> **Description of the task**
Copy all the data exactly, except the pictures.

> **Dataset content**
>> START

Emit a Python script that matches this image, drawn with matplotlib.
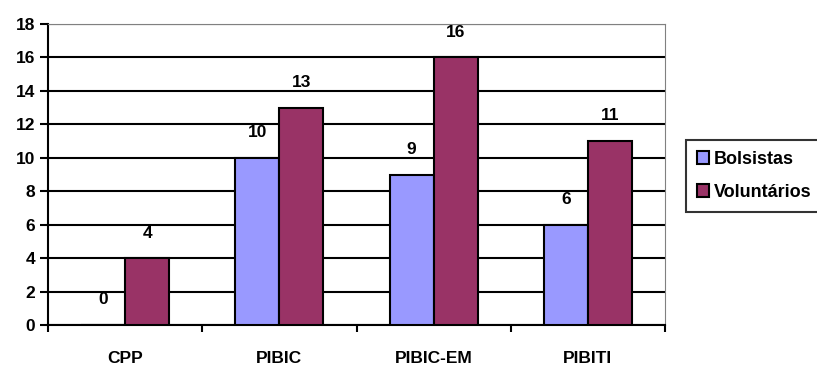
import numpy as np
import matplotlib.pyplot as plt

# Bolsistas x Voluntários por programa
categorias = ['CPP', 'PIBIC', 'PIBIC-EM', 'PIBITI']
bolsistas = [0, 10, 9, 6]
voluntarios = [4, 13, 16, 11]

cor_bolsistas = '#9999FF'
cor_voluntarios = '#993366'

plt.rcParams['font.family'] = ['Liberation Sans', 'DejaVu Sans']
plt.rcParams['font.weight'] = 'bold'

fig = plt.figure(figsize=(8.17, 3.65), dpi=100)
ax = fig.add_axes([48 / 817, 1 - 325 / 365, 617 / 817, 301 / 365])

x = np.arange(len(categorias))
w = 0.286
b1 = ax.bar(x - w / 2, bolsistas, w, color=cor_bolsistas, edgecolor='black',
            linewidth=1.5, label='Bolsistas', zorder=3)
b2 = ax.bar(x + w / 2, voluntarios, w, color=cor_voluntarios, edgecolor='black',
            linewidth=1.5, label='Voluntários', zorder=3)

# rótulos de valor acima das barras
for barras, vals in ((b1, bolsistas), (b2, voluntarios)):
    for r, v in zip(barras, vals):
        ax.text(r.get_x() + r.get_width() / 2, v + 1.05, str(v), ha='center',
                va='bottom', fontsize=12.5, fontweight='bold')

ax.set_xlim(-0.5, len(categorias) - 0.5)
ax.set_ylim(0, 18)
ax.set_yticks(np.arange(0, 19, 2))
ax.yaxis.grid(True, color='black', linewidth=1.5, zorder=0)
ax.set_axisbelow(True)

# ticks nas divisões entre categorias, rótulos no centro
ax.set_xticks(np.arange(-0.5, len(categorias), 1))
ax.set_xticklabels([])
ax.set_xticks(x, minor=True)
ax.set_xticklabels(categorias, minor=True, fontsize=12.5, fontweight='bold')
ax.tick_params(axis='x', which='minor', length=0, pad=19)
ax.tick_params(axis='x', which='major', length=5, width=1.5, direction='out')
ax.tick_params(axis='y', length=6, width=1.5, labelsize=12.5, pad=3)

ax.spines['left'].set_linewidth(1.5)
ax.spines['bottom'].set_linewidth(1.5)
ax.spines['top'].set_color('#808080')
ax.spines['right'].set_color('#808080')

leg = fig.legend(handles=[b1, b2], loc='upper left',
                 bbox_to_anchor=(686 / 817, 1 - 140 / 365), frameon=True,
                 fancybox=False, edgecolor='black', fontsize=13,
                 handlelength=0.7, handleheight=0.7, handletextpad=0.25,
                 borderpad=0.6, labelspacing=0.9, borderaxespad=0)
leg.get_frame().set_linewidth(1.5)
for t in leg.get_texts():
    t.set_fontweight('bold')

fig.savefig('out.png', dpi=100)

>> END

> **Solution to the problem**
Emit a Python script that matches this image, drawn with matplotlib.
import numpy as np
import matplotlib.pyplot as plt

# Bolsistas x Voluntários por programa
categorias = ['CPP', 'PIBIC', 'PIBIC-EM', 'PIBITI']
bolsistas = [0, 10, 9, 6]
voluntarios = [4, 13, 16, 11]

cor_bolsistas = '#9999FF'
cor_voluntarios = '#993366'

plt.rcParams['font.family'] = ['Liberation Sans', 'DejaVu Sans']
plt.rcParams['font.weight'] = 'bold'

fig = plt.figure(figsize=(8.17, 3.65), dpi=100)
ax = fig.add_axes([48 / 817, 1 - 325 / 365, 617 / 817, 301 / 365])

x = np.arange(len(categorias))
w = 0.286
b1 = ax.bar(x - w / 2, bolsistas, w, color=cor_bolsistas, edgecolor='black',
            linewidth=1.5, label='Bolsistas', zorder=3)
b2 = ax.bar(x + w / 2, voluntarios, w, color=cor_voluntarios, edgecolor='black',
            linewidth=1.5, label='Voluntários', zorder=3)

# rótulos de valor acima das barras
for barras, vals in ((b1, bolsistas), (b2, voluntarios)):
    for r, v in zip(barras, vals):
        ax.text(r.get_x() + r.get_width() / 2, v + 1.05, str(v), ha='center',
                va='bottom', fontsize=12.5, fontweight='bold')

ax.set_xlim(-0.5, len(categorias) - 0.5)
ax.set_ylim(0, 18)
ax.set_yticks(np.arange(0, 19, 2))
ax.yaxis.grid(True, color='black', linewidth=1.5, zorder=0)
ax.set_axisbelow(True)

# ticks nas divisões entre categorias, rótulos no centro
ax.set_xticks(np.arange(-0.5, len(categorias), 1))
ax.set_xticklabels([])
ax.set_xticks(x, minor=True)
ax.set_xticklabels(categorias, minor=True, fontsize=12.5, fontweight='bold')
ax.tick_params(axis='x', which='minor', length=0, pad=19)
ax.tick_params(axis='x', which='major', length=5, width=1.5, direction='out')
ax.tick_params(axis='y', length=6, width=1.5, labelsize=12.5, pad=3)

ax.spines['left'].set_linewidth(1.5)
ax.spines['bottom'].set_linewidth(1.5)
ax.spines['top'].set_color('#808080')
ax.spines['right'].set_color('#808080')

leg = fig.legend(handles=[b1, b2], loc='upper left',
                 bbox_to_anchor=(686 / 817, 1 - 140 / 365), frameon=True,
                 fancybox=False, edgecolor='black', fontsize=13,
                 handlelength=0.7, handleheight=0.7, handletextpad=0.25,
                 borderpad=0.6, labelspacing=0.9, borderaxespad=0)
leg.get_frame().set_linewidth(1.5)
for t in leg.get_texts():
    t.set_fontweight('bold')

fig.savefig('out.png', dpi=100)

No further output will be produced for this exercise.